***** GIVEN DATA
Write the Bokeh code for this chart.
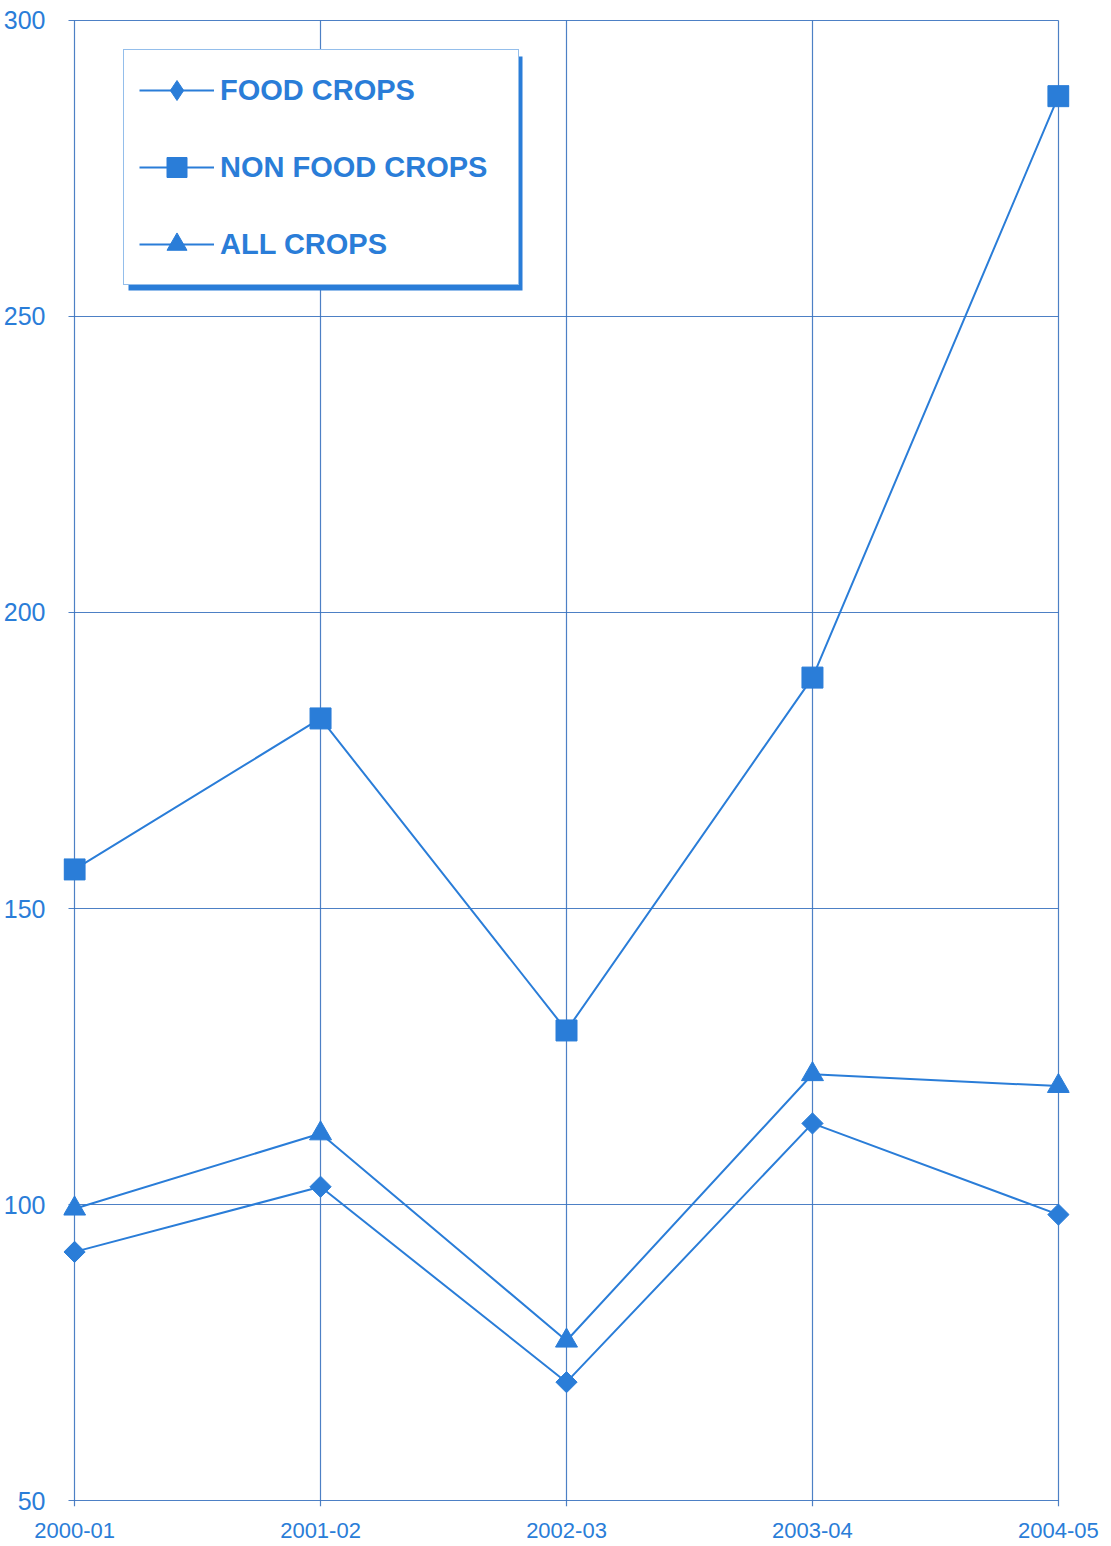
import numpy as np
from bokeh.plotting import figure
from bokeh.models import FixedTicker, Legend, LegendItem, BoxAnnotation, Range1d
from bokeh.embed import file_html
from bokeh.resources import INLINE

years = ["2000-01", "2001-02", "2002-03", "2003-04", "2004-05"]
food_crops = [92, 103, 70, 113.7, 98.3]
non_food_crops = [156.6, 182.1, 129.4, 189, 287.2]
all_crops = [99.3, 112, 77, 122, 120]
y_ticks = [50, 100, 150, 200, 250, 300]

BLUE = "#2a7dd8"
GRID = "#3a72bf"
FONT = "Liberation Sans"

xs = list(range(len(years)))

p = figure(frame_width=1006, frame_height=1495, output_backend="svg", toolbar_location=None,
           x_range=Range1d(-0.045, len(years) - 1 + 0.045), y_range=Range1d(49, 301.5),
           min_border_left=62, min_border_right=40, min_border_top=11, min_border_bottom=36)
p.outline_line_color = None
p.background_fill_color = "white"
p.border_fill_color = "white"

p.xaxis.ticker = FixedTicker(ticks=xs)
p.xaxis.major_label_overrides = {i: y for i, y in enumerate(years)}
p.yaxis.ticker = FixedTicker(ticks=y_ticks)
for ax in (p.xaxis[0], p.yaxis[0]):
    ax.axis_line_color = None
    ax.major_tick_line_color = None
    ax.minor_tick_line_color = None
    ax.major_label_text_color = BLUE
    ax.major_label_text_font = FONT
p.xaxis.major_label_text_font_size = "22px"
p.yaxis.major_label_text_font_size = "25px"
p.xaxis.major_label_standoff = 10
p.yaxis.major_label_standoff = 12

p.xgrid.ticker = FixedTicker(ticks=xs)
p.ygrid.ticker = FixedTicker(ticks=y_ticks)
p.xgrid.cross_bounds = (y_ticks[0] - 1, y_ticks[-1])
p.ygrid.cross_bounds = (xs[0] - 0.025, xs[-1])
for g in (p.xgrid[0], p.ygrid[0]):
    g.grid_line_color = GRID
    g.grid_line_width = 1.2
    g.grid_line_alpha = 0.9

# legend shadow (frame-relative screen units, y upwards)
shadow = BoxAnnotation(left=65, right=459, bottom=1216, top=1450,
                       left_units="screen", right_units="screen",
                       top_units="screen", bottom_units="screen",
                       fill_color=BLUE, fill_alpha=1.0, line_color=None)
p.add_layout(shadow)

items = []
series = [("FOOD CROPS", food_crops, "square", 15, np.pi / 4, "diamond"),
          ("NON FOOD CROPS", non_food_crops, "square", 21, 0, "square"),
          ("ALL CROPS", all_crops, "triangle", 22, 0, "triangle")]
for name, vals, marker, size, ang, leg_marker in series:
    l = p.line(xs, vals, line_color=BLUE, line_width=2)
    s = p.scatter(xs, vals, marker=marker, size=size, angle=ang,
                  fill_color=BLUE, line_color=BLUE)
    # marker shown in the legend (no data drawn)
    d = p.scatter([np.nan], [np.nan], marker=leg_marker, size=size,
                  fill_color=BLUE, line_color=BLUE)
    items.append(LegendItem(label=name, renderers=[l, d]))

legend = Legend(items=items, location=(60, 1221), padding=15, spacing=27,
                glyph_width=75, glyph_height=50, label_height=50, label_standoff=6,
                label_width=283,
                label_text_font=FONT, label_text_font_style="bold",
                label_text_font_size="29px", label_text_color=BLUE,
                border_line_color=BLUE, border_line_width=1.5,
                background_fill_color="white", background_fill_alpha=1.0)
p.add_layout(legend)

open("out.html", "w").write(file_html(p, INLINE))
**********
Pictures stay out. Repeat only the lines from the beginning of the data through the line that has "xs = list(range(len(years)))".

Write the Bokeh code for this chart.
import numpy as np
from bokeh.plotting import figure
from bokeh.models import FixedTicker, Legend, LegendItem, BoxAnnotation, Range1d
from bokeh.embed import file_html
from bokeh.resources import INLINE

years = ["2000-01", "2001-02", "2002-03", "2003-04", "2004-05"]
food_crops = [92, 103, 70, 113.7, 98.3]
non_food_crops = [156.6, 182.1, 129.4, 189, 287.2]
all_crops = [99.3, 112, 77, 122, 120]
y_ticks = [50, 100, 150, 200, 250, 300]

BLUE = "#2a7dd8"
GRID = "#3a72bf"
FONT = "Liberation Sans"

xs = list(range(len(years)))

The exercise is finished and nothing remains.